TASK BRIEF: Return each line of the listing below, unchanged, and omit the images.
* begin *
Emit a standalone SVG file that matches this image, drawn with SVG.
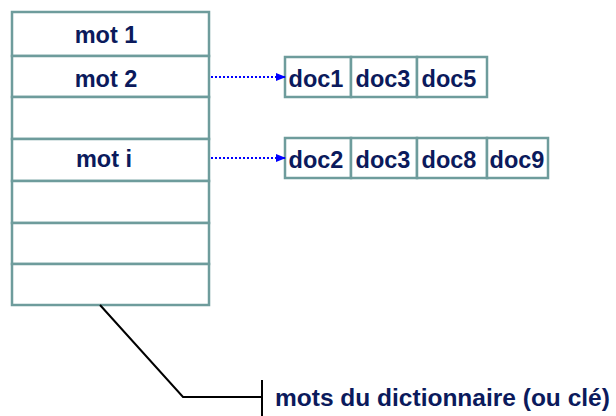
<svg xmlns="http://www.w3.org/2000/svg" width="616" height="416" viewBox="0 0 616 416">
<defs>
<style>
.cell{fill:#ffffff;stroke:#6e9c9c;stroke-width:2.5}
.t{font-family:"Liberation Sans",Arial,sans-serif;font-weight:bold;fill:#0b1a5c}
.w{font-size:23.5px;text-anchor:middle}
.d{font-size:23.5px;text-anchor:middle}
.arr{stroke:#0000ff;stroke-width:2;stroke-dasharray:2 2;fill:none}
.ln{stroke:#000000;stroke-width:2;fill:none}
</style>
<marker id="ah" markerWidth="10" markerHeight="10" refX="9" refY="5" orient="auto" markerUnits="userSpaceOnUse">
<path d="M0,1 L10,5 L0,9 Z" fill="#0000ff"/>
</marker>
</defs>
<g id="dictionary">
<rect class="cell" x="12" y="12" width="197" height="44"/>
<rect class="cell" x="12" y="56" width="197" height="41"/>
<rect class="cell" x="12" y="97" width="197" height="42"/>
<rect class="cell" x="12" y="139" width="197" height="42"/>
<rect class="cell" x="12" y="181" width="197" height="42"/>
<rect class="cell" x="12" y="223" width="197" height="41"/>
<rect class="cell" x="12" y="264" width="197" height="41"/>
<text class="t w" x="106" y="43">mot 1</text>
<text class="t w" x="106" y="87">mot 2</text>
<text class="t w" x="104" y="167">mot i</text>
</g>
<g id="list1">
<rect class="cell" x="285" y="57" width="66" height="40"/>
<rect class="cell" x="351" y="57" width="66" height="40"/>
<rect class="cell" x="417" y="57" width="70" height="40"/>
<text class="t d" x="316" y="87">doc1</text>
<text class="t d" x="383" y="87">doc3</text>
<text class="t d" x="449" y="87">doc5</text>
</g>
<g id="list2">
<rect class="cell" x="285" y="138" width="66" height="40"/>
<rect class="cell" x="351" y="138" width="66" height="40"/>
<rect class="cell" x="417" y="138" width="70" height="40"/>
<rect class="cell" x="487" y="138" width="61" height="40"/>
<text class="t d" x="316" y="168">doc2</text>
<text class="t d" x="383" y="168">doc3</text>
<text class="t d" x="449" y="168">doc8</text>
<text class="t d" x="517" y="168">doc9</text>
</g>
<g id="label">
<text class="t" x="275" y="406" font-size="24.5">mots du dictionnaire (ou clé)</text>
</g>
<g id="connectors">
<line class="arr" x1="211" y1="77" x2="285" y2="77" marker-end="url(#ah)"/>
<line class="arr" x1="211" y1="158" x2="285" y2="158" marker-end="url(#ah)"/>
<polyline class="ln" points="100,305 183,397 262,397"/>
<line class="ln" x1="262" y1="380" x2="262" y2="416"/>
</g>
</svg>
* end *
EXERCISE RESPONSE:
Emit a standalone SVG file that matches this image, drawn with SVG.
<svg xmlns="http://www.w3.org/2000/svg" width="616" height="416" viewBox="0 0 616 416">
<defs>
<style>
.cell{fill:#ffffff;stroke:#6e9c9c;stroke-width:2.5}
.t{font-family:"Liberation Sans",Arial,sans-serif;font-weight:bold;fill:#0b1a5c}
.w{font-size:23.5px;text-anchor:middle}
.d{font-size:23.5px;text-anchor:middle}
.arr{stroke:#0000ff;stroke-width:2;stroke-dasharray:2 2;fill:none}
.ln{stroke:#000000;stroke-width:2;fill:none}
</style>
<marker id="ah" markerWidth="10" markerHeight="10" refX="9" refY="5" orient="auto" markerUnits="userSpaceOnUse">
<path d="M0,1 L10,5 L0,9 Z" fill="#0000ff"/>
</marker>
</defs>
<g id="dictionary">
<rect class="cell" x="12" y="12" width="197" height="44"/>
<rect class="cell" x="12" y="56" width="197" height="41"/>
<rect class="cell" x="12" y="97" width="197" height="42"/>
<rect class="cell" x="12" y="139" width="197" height="42"/>
<rect class="cell" x="12" y="181" width="197" height="42"/>
<rect class="cell" x="12" y="223" width="197" height="41"/>
<rect class="cell" x="12" y="264" width="197" height="41"/>
<text class="t w" x="106" y="43">mot 1</text>
<text class="t w" x="106" y="87">mot 2</text>
<text class="t w" x="104" y="167">mot i</text>
</g>
<g id="list1">
<rect class="cell" x="285" y="57" width="66" height="40"/>
<rect class="cell" x="351" y="57" width="66" height="40"/>
<rect class="cell" x="417" y="57" width="70" height="40"/>
<text class="t d" x="316" y="87">doc1</text>
<text class="t d" x="383" y="87">doc3</text>
<text class="t d" x="449" y="87">doc5</text>
</g>
<g id="list2">
<rect class="cell" x="285" y="138" width="66" height="40"/>
<rect class="cell" x="351" y="138" width="66" height="40"/>
<rect class="cell" x="417" y="138" width="70" height="40"/>
<rect class="cell" x="487" y="138" width="61" height="40"/>
<text class="t d" x="316" y="168">doc2</text>
<text class="t d" x="383" y="168">doc3</text>
<text class="t d" x="449" y="168">doc8</text>
<text class="t d" x="517" y="168">doc9</text>
</g>
<g id="label">
<text class="t" x="275" y="406" font-size="24.5">mots du dictionnaire (ou clé)</text>
</g>
<g id="connectors">
<line class="arr" x1="211" y1="77" x2="285" y2="77" marker-end="url(#ah)"/>
<line class="arr" x1="211" y1="158" x2="285" y2="158" marker-end="url(#ah)"/>
<polyline class="ln" points="100,305 183,397 262,397"/>
<line class="ln" x1="262" y1="380" x2="262" y2="416"/>
</g>
</svg>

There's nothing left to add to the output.